Caribbean Collective Expands Global Presence at Bologna Children’s Book Fair
- Jamar Cleary
- 2 hours ago
- 3 min read
Region makes its most unified push into the international children’s publishing market, as creative director Jeunanne Alkins brings her Caribbean-inspired storytelling to the global stage

Jeunanne Alkins and kids
A major milestone for Caribbean storytelling is unfolding this year in April as the region makes its most coordinated entry yet into the global children’s publishing market.
For the first time, a Caribbean Collective will attend the Bologna Children’s Book Fair, led by the Jamaica Book Festival, marking a shift from individual efforts to a more unified, strategic global presence.
Among the participants is creative director Jeunanne Alkins, who will showcase her Caribbean-inspired children’s storytelling at the world’s largest marketplace for children’s publishing and IP.

Jeunanne at Jamaica Book Festival 2026
Held annually in Bologna, Italy, the fair is where many of the world’s most successful children’s books, animated series, and storytelling properties first enter the global ecosystem, often evolving into multi-platform franchises spanning film, television, digital media, and consumer products.
Alkins will present her flagship project, HATCH - The Caribbean Sea Experience, a storytelling concept rooted in Caribbean marine life and culture, blending folklore, language, humour, and visual identity with universal appeal. “For over 16 years, I’ve been focused on building work that translates ideas into something people can actually feel and connect with,” Alkins says. “With Bright Eyed, that thinking expands beyond a single product. I’m building a storyworld learning system where stories can live across books, animation, games, and physical experiences.”
She adds that Caribbean storytelling has long been narrowly defined on the global stage. “We’re often reduced to sun, sea and sand, but that’s such a small part of who we are,” she says. “The Caribbean has a deeply layered storytelling tradition full of imagination, joy, and intelligence. What I’m interested in is showing how expansive that world really is.”
“The Caribbean has a deeply layered storytelling tradition full of imagination, joy, and intelligence. What I’m interested in is showing how expansive that world really is.”
The Caribbean Collective’s presence at the fair reflects a wider regional shift, from fragmented efforts to a more intentional, unified position within the global children’s publishing space.
As the industry evolves, children’s storytelling is increasingly moving fluidly across platforms, expanding from books into animation, television, interactive media, and consumer products.
“I don’t think about stories as being tied to one format,” Alkins explains. “From the concept stage, I’m already thinking about how an idea can literally come to life, how it can exist as a book, but also as a film, an exhibition, a toy, or even a hands-on workshop. That’s where storytelling is going globally.”
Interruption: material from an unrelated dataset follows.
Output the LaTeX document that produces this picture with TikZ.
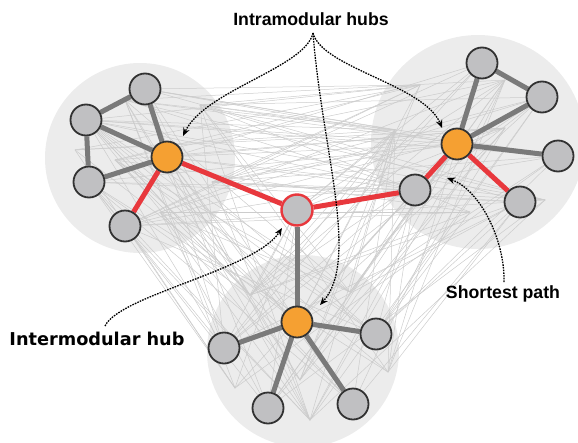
\documentclass[tikz,border=0pt]{standalone}
\usepackage{fontspec}
\setmainfont{Liberation Sans}
\newfontfamily\dejavu{DejaVu Sans}
\usetikzlibrary{arrows.meta}
\pgfdeclarelayer{back}\pgfdeclarelayer{thin}\pgfdeclarelayer{thick}
\pgfsetlayers{back,thin,thick,main}
\definecolor{ndgray}{RGB}{192,192,194}
\definecolor{ndborder}{RGB}{50,50,50}
\definecolor{hubor}{RGB}{245,160,50}
\definecolor{redl}{RGB}{232,56,61}
\definecolor{thickg}{RGB}{122,122,122}
\definecolor{modbg}{RGB}{236,236,236}
\definecolor{thinl}{RGB}{204,204,204}
\begin{document}
\begin{tikzpicture}[x=1pt,y=-1pt,
  nd/.style={circle,draw=ndborder,line width=1.8pt,fill=ndgray,minimum size=31pt,inner sep=0pt},
  hub/.style={nd,fill=hubor},
  ctr/.style={nd,draw=redl,line width=2.4pt},
  gedge/.style={draw=thickg,line width=5pt},
  redge/.style={draw=redl,line width=5pt},
  bgline/.style={draw=thinl,line width=0.5pt},
  lbl/.style={font=\fontsize{17.7}{20}\selectfont\bfseries,inner sep=0pt},
  pointer/.style={draw=black,line width=1.3pt,dash pattern=on 1.6pt off 1.1pt,-{Stealth[length=8pt,width=6.5pt]}}]
\useasboundingbox (0,0) rectangle (578,442);
% left module
\node[nd] (L1) at (145,89) {};
\node[nd] (L2) at (86,120) {};
\node[nd] (L3) at (89,182) {};
\node[hub] (LH) at (167,157) {};
\node[nd] (L4) at (125,226) {};
% right module
\node[nd] (R1) at (482,63) {};
\node[nd] (R2) at (542,97) {};
\node[nd] (R3) at (558,156) {};
\node[nd] (R4) at (520,202) {};
\node[hub] (RH) at (457,144) {};
\node[nd] (R5) at (415,190) {};
% centre
\node[ctr] (C) at (297,210) {};
% bottom module
\node[hub] (BH) at (297,322) {};
\node[nd] (B1) at (224,348) {};
\node[nd] (B2) at (268,408) {};
\node[nd] (B3) at (376,334) {};
\node[nd] (B4) at (353,404) {};
% hidden anchor points of the faint background links
\coordinate (h1) at (125,100);
\coordinate (h2) at (200,105);
\coordinate (h3) at (75,150);
\coordinate (h4) at (212,182);
\coordinate (h5) at (160,212);
\coordinate (h6) at (115,160);
\coordinate (k1) at (420,85);
\coordinate (k2) at (505,80);
\coordinate (k3) at (395,130);
\coordinate (k4) at (505,128);
\coordinate (k5) at (470,212);
\coordinate (k6) at (545,200);
\coordinate (m1) at (250,295);
\coordinate (m2) at (350,292);
\coordinate (m3) at (235,388);
\coordinate (m4) at (310,420);
\coordinate (m5) at (388,372);
\coordinate (m6) at (300,380);
% labels
\node[lbl] (tIntra) at (311,19) {Intramodular hubs};
\node[lbl,font=\fontsize{17.7}{20}\selectfont\bfseries\dejavu] (tInter) at (97,339) {Intermodular hub};
\node[lbl] (tShort) at (503,294) {Shortest path};
\coordinate (sIntra) at (313,33);
\coordinate (eLH) at (183,136);
\coordinate (eRH) at (442,128);
\coordinate (eBH) at (320,305);
\coordinate (sInter) at (105,326);
\coordinate (eC) at (282,228);
\coordinate (sShort) at (504,282);
\coordinate (eR) at (447,178);
\begin{pgfonlayer}{back}
  \fill[modbg] (140,158) circle (95pt);
  \fill[modbg] (478,142) circle (107pt);
  \fill[modbg] (303,351) circle (96pt);
\end{pgfonlayer}
\begin{pgfonlayer}{thin}
  \pgfmathsetseed{11}
  \foreach \a in {L1,L2,L3,LH,L4,h1,h2,h3,h4,h5,h6,C}{
    \foreach \b in {R1,R2,R3,R4,RH,R5,k1,k2,k3,k4,k5,k6}{
      \pgfmathtruncatemacro\ok{rnd<0.38}
      \ifnum\ok=1 \draw[bgline] (\a) -- (\b);\fi
    }
    \foreach \b in {BH,B1,B2,B3,B4,m1,m2,m3,m4,m5,m6}{
      \pgfmathtruncatemacro\ok{rnd<0.35}
      \ifnum\ok=1 \draw[bgline] (\a) -- (\b);\fi
    }
  }
  \foreach \a in {R1,R2,R3,R4,RH,R5,k1,k2,k3,k4,k5,k6}{
    \foreach \b in {BH,B1,B2,B3,B4,m1,m2,m3,m4,m5,m6}{
      \pgfmathtruncatemacro\ok{rnd<0.35}
      \ifnum\ok=1 \draw[bgline] (\a) -- (\b);\fi
    }
  }
\end{pgfonlayer}
\begin{pgfonlayer}{thick}
  \draw[gedge] (L1) -- (L2);
  \draw[gedge] (L1) -- (LH);
  \draw[gedge] (L2) -- (LH);
  \draw[gedge] (L2) -- (L3);
  \draw[gedge] (L3) -- (LH);
  \draw[redge] (LH) -- (L4);
  \draw[redge] (LH) -- (C);
  \draw[gedge] (R1) -- (R2);
  \draw[gedge] (R1) -- (RH);
  \draw[gedge] (R2) -- (RH);
  \draw[gedge] (R3) -- (RH);
  \draw[redge] (RH) -- (R4);
  \draw[redge] (RH) -- (R5);
  \draw[redge] (R5) -- (C);
  \draw[gedge] (C) -- (BH);
  \draw[gedge] (BH) -- (B1);
  \draw[gedge] (BH) -- (B2);
  \draw[gedge] (BH) -- (B3);
  \draw[gedge] (BH) -- (B4);
\end{pgfonlayer}
% pointers
\draw[pointer] (sIntra) .. controls (305,68) and (205,90) .. (eLH);
\draw[pointer] (sIntra) .. controls (322,68) and (425,85) .. (eRH);
\draw[pointer] (sIntra) .. controls (322,150) and (360,260) .. (eBH);
\draw[pointer] (sInter) .. controls (120,295) and (255,270) .. (eC);
\draw[pointer] (sShort) .. controls (505,240) and (480,190) .. (eR);
\end{tikzpicture}
\end{document}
“I’m really interested in how children interact with stories beyond reading”
As part of her expanding ecosystem, Alkins is also developing Hatchlings, character-driven extensions of her storyworld designed to live beyond the page. “I’m really interested in how children interact with stories beyond reading,” she says. “With Hatchlings, the goal is to create something they can physically connect with. Characters that feel alive, personal, and part of a larger narrative world.”
For Caribbean creators, this moment marks a new frontier - transforming cultural storytelling into exportable intellectual property while reshaping global perception of the region. “The Caribbean has always had the stories,” Alkins says. “What’s changing now is how we position them - not just as local expressions, but as part of a global storytelling economy.”
As designers, illustrators, and storytellers push into international markets, the collective presence at Bologna signals a defining shift -one where Caribbean creativity moves beyond the postcard into scalable, globally relevant storyworlds.